Think about it. We prohibit people from lying in court, because the consequences of those lies are serious. That's a form of censorship of free speech, but one we accept quite willingly. And while the consequences of what we hear on television and radio are not as instantly severe as in a court case, one could argue that the damage widely-disseminated false information does to the goal of a well-informed public and a working, thriving democracy is significant, as well. What's more, if we really thought everyone had the right to say whatever they wanted, regardless of truth or consequences, we wouldn't prohibit anyone from yelling "fire" in a crowded theatre that wasn't actually on fire. We wouldn't have slander or libel laws. We wouldn't have laws about hate speech. And we'd allow broadcasters and cablecasters to air all words and all images, no matter how indecent, at all times.

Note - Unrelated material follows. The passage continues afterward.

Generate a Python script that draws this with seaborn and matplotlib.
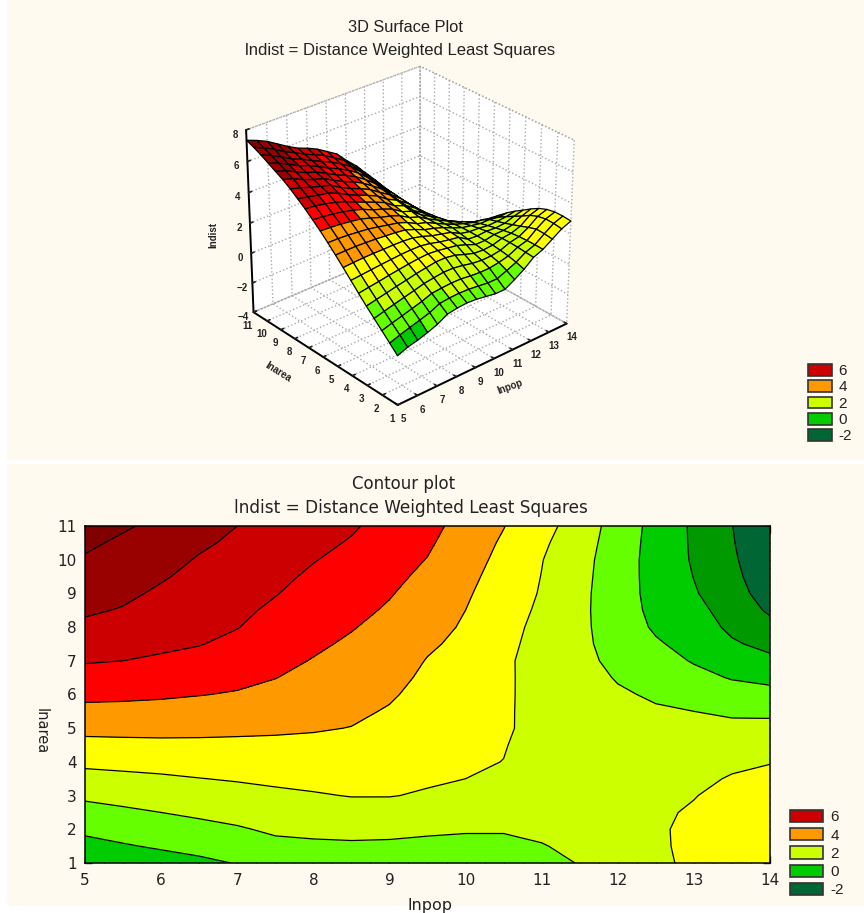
import seaborn as sns
import matplotlib
matplotlib.use("Agg")
import matplotlib.pyplot as plt
import numpy as np
from matplotlib.colors import ListedColormap, BoundaryNorm
from matplotlib.patches import Patch, Rectangle

lnpop = [5, 5.5, 6, 6.5, 7, 7.5, 8, 8.5, 9, 9.5, 10, 10.5, 11, 11.5, 12, 12.5, 13, 13.5, 14]
lnarea = [1, 1.5, 2, 2.5, 3, 3.5, 4, 4.5, 5, 5.5, 6, 6.5, 7, 7.5, 8, 8.5, 9, 9.5, 10, 10.5, 11]

# lndist, one list per lnarea value
area_1 = [-.8, -.55, -.4, -.2, .04, .4, .5, .55, .5, .4, .3, .3, .65, 1.05, 1.55, 1.8, 2.2, 2.6, 2.85]
area_1h = [-.3, -.08, .11, .29, .48, .78, .85, .88, .85, .78, .7, .7, .95, 1.22, 1.6, 1.82, 2.27, 2.68, 2.9]
area_2 = [.19, .38, .55, .73, .91, 1.14, 1.2, 1.24, 1.23, 1.15, 1.1, 1.1, 1.2, 1.35, 1.65, 1.82, 2.3, 2.7, 2.9]
area_2h = [.67, .84, 1.0, 1.16, 1.31, 1.48, 1.57, 1.65, 1.64, 1.54, 1.4, 1.33, 1.34, 1.44, 1.68, 1.8, 2.14, 2.6, 2.8]
area_3 = [1.16, 1.3, 1.43, 1.57, 1.69, 1.83, 1.93, 2.03, 2.03, 1.92, 1.7, 1.5, 1.45, 1.5, 1.68, 1.75, 1.95, 2.4, 2.6]
area_3h = [1.68, 1.78, 1.87, 1.98, 2.07, 2.16, 2.23, 2.27, 2.21, 2.1, 2.0, 1.78, 1.53, 1.53, 1.65, 1.66, 1.77, 2.08, 2.3]
area_4 = [2.21, 2.27, 2.33, 2.39, 2.44, 2.49, 2.51, 2.5, 2.39, 2.22, 2.1, 1.99, 1.6, 1.55, 1.6, 1.55, 1.6, 1.8, 1.95]
area_4h = [2.74, 2.78, 2.81, 2.82, 2.81, 2.82, 2.8, 2.74, 2.57, 2.35, 2.2, 2.04, 1.7, 1.56, 1.52, 1.43, 1.45, 1.5, 1.62]
area_5 = [3.25, 3.26, 3.26, 3.23, 3.19, 3.13, 3.07, 2.98, 2.75, 2.47, 2.3, 2.08, 1.8, 1.55, 1.42, 1.3, 1.3, 1.2, 1.25]
area_5h = [3.75, 3.74, 3.7, 3.63, 3.56, 3.43, 3.29, 3.16, 2.93, 2.59, 2.4, 2.09, 1.78, 1.5, 1.28, 1.1, 1.0, .87, .82]
area_6 = [4.22, 4.18, 4.12, 4.03, 3.93, 3.73, 3.51, 3.34, 3.1, 2.72, 2.5, 2.1, 1.77, 1.45, 1.12, .88, .62, .4, .28]
area_6h = [4.65, 4.59, 4.5, 4.38, 4.22, 4.02, 3.73, 3.52, 3.26, 2.84, 2.6, 2.11, 1.75, 1.38, .93, .62, .27, -.06, -.23]
area_7 = [5.07, 5.0, 4.88, 4.72, 4.5, 4.22, 3.96, 3.7, 3.42, 2.96, 2.7, 2.12, 1.72, 1.3, .72, .37, -.07, -.45, -.78]
area_7h = [5.44, 5.31, 5.16, 5.04, 4.78, 4.43, 4.14, 3.88, 3.58, 3.12, 2.8, 2.18, 1.76, 1.24, .58, .1, -.3, -.88, -1.27]
area_8 = [5.81, 5.62, 5.4, 5.21, 5.03, 4.63, 4.32, 4.05, 3.74, 3.3, 2.9, 2.25, 1.8, 1.22, .5, -.12, -.5, -1.2, -1.7]
area_8h = [6.13, 5.94, 5.63, 5.39, 5.19, 4.84, 4.5, 4.23, 3.9, 3.46, 3.0, 2.37, 1.86, 1.22, .45, -.24, -.72, -1.38, -2.15]
area_9 = [6.39, 6.18, 5.86, 5.57, 5.35, 5.04, 4.68, 4.4, 4.06, 3.63, 3.12, 2.5, 1.93, 1.25, .42, -.3, -.92, -1.55, -2.5]
area_9h = [6.66, 6.41, 6.09, 5.75, 5.52, 5.2, 4.86, 4.57, 4.22, 3.8, 3.25, 2.62, 1.98, 1.3, .43, -.33, -1.02, -1.68, -2.78]
area_10 = [6.92, 6.64, 6.3, 5.93, 5.68, 5.35, 5.04, 4.75, 4.38, 3.97, 3.38, 2.75, 2.03, 1.35, .45, -.35, -1.1, -1.8, -3.0]
area_10h = [7.15, 6.86, 6.55, 6.14, 5.84, 5.5, 5.22, 4.93, 4.54, 4.13, 3.5, 2.88, 2.15, 1.46, .5, -.33, -1.13, -1.9, -3.17]
area_11 = [7.35, 7.1, 6.8, 6.4, 6.0, 5.65, 5.4, 5.1, 4.7, 4.3, 3.63, 3.03, 2.3, 1.6, .55, -.3, -1.15, -1.97, -3.3]

band_edges = [-10, -2, -1, 0, 1, 2, 3, 4, 5, 6, 7, 10]
band_colors = ["#006633", "#009900", "#00CC00", "#66FF00", "#CCFF00", "#FFFF00",
               "#FF9900", "#FF0000", "#CC0000", "#990000", "#800000"]
line_levels = [-2, -1, 0, 1, 2, 3, 4, 5, 6, 7]

legend_labels = ["6", "4", "2", "0", "-2"]
legend_colors = ["#CC0000", "#FF9900", "#CCFF00", "#00CC00", "#006633"]

CREAM = "#FFFAF0"
W, H = 864, 913

sns.set_theme(style="ticks")
plt.rcParams["font.family"] = ["Liberation Sans", "DejaVu Sans"]
plt.rcParams["text.color"] = "#222222"

Z = np.array([area_1, area_1h, area_2, area_2h, area_3, area_3h, area_4, area_4h, area_5, area_5h, area_6,
              area_6h, area_7, area_7h, area_8, area_8h, area_9, area_9h, area_10, area_10h, area_11])
X, Y = np.meshgrid(lnpop, lnarea)
cmap = ListedColormap(sns.color_palette(band_colors))
norm = BoundaryNorm(band_edges, cmap.N)

fig = plt.figure(figsize=(W / 100, H / 100), dpi=100, facecolor="white")
fig.patches.append(Rectangle((7 / W, 1 - 460 / H), (W - 7) / W, 460 / H, transform=fig.transFigure,
                             facecolor=CREAM, edgecolor="none", zorder=-5))
fig.patches.append(Rectangle((7 / W, 1 - 906 / H), (W - 7) / W, 442 / H, transform=fig.transFigure,
                             facecolor=CREAM, edgecolor="none", zorder=-5))

# surface
ax3 = fig.add_axes([159 / W, 1 - 434 / H, 490 / W, 400 / H], projection="3d")
ax3.patch.set_alpha(0)
ax3.plot_surface(X, Y, Z, cmap=cmap, norm=norm, rstride=1, cstride=1, edgecolor="black",
                 linewidth=0.9, shade=False, antialiased=True)
ax3.set_xlim(5, 14)
ax3.set_ylim(1, 11)
ax3.set_zlim(-4, 8)
ax3.set_xticks(range(5, 15))
ax3.set_yticks(range(1, 12))
ax3.set_zticks(range(-4, 9, 2))
ax3.set_box_aspect((1, 1, 0.92), zoom=0.93)
ax3.view_init(elev=29, azim=-131)
ax3.set_proj_type("persp", focal_length=1.0)
for axis in (ax3.xaxis, ax3.yaxis, ax3.zaxis):
    axis.set_pane_color((1, 1, 1, 1))
    axis.pane.set_edgecolor("#aaaaaa")
    axis.pane.set_linestyle(":")
    axis.line.set_color("black")
    axis.line.set_linewidth(1.4)
    axis._axinfo["grid"].update(color="#aaaaaa", linestyle=":", linewidth=1.0)
    axis._axinfo["tick"].update(inward_factor=0.0, outward_factor=0.2)
ax3.tick_params(labelsize=7, pad=-3, colors="#222222")
for lab in ax3.get_xticklabels() + ax3.get_yticklabels() + ax3.get_zticklabels():
    lab.set_fontweight("bold")
fig.text(510 / W, 1 - 387 / H, "lnpop", ha="center", va="center", fontsize=7, fontweight="bold", rotation=20)
fig.text(278 / W, 1 - 372 / H, "lnarea", ha="center", va="center", fontsize=7, fontweight="bold", rotation=-32)
fig.text(213 / W, 1 - 235 / H, "lndist", ha="center", va="center", fontsize=7, fontweight="bold", rotation=90)
fig.text(405 / W, 1 - 27 / H, "3D Surface Plot", ha="center", va="center", fontsize=11.8)
fig.text(400 / W, 1 - 50 / H, "lndist = Distance Weighted Least Squares", ha="center", va="center", fontsize=12)

# contour
ax = fig.add_axes([85 / W, 1 - 863 / H, 685 / W, 337 / H])
ax.contourf(X, Y, Z, levels=band_edges, cmap=cmap, norm=norm)
ax.contour(X, Y, Z, levels=line_levels, colors="black", linewidths=0.9, linestyles="solid")
ax.set_xlim(5, 14)
ax.set_ylim(1, 11)
ax.set_xticks(range(5, 15))
ax.set_yticks(range(1, 12))
ax.set_xticks(np.arange(5, 14.01, 0.25), minor=True)
ax.set_yticks(np.arange(1, 11.01, 0.25), minor=True)
ax.tick_params(which="major", direction="in", length=5, width=1, top=True, right=True,
               labelsize=11, colors="#222222")
ax.tick_params(which="minor", direction="in", length=3, width=0.8, top=True, right=True)
ax.tick_params(axis="x", which="major", pad=7)
ax.tick_params(axis="y", which="major", pad=6)
for lab in ax.get_xticklabels() + ax.get_yticklabels():
    lab.set_family("DejaVu Sans")
for spine in ax.spines.values():
    spine.set_linewidth(1.1)
    spine.set_color("black")
fig.text(404 / W, 1 - 484 / H, "Contour plot", ha="center", va="center", fontsize=12, family="DejaVu Sans")
fig.text(411 / W, 1 - 508 / H, "lndist = Distance Weighted Least Squares", ha="center", va="center",
         fontsize=12.2, family="DejaVu Sans")
fig.text(430 / W, 1 - 905 / H, "lnpop", ha="center", va="center", fontsize=11.5, family="DejaVu Sans")
fig.text(41 / W, 1 - 731 / H, "lnarea", ha="center", va="center", fontsize=10.5, rotation=-90,
         family="DejaVu Sans")

handles = [Patch(facecolor=c, edgecolor="#333333", linewidth=1.2) for c in legend_colors]
fig.legend(handles, legend_labels, loc="upper left", bbox_to_anchor=(808 / W, 1 - 364 / H), frameon=False,
           fontsize=11, handlelength=1.6, handleheight=0.8, labelspacing=0.14, handletextpad=0.4,
           borderpad=0, borderaxespad=0)
fig.legend(handles, legend_labels, loc="upper left", bbox_to_anchor=(790 / W, 1 - 810 / H), frameon=False,
           fontsize=11, handlelength=2.15, handleheight=0.85, labelspacing=0.25, handletextpad=0.5,
           borderpad=0, borderaxespad=0)

fig.savefig("out.png", dpi=100, facecolor=fig.get_facecolor())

Ah. But what if a broadcaster or cablecaster didn't know the information was false? I suppose you could prohibit only knowingly airing false or misleading information. But on the other hand, if a station were at risk for sanction or a license revocation for getting it wrong (even if the FCC rarely enforced the measure), it might motivate reporters and anchors to do a bit more fact checking--and even, perhaps, a bit more research into alternative viewpoints--before seizing on and running with a hot or juicy scoop or angle.

It's odd, really, that the idea of requiring news broadcasters to be fundamentally honest about the information they project across the nation and into our homes sounds radical. Surely we wouldn't argue that we want to be lied to and misled, would we?

Would we?

Radical or not, it's worth thinking about.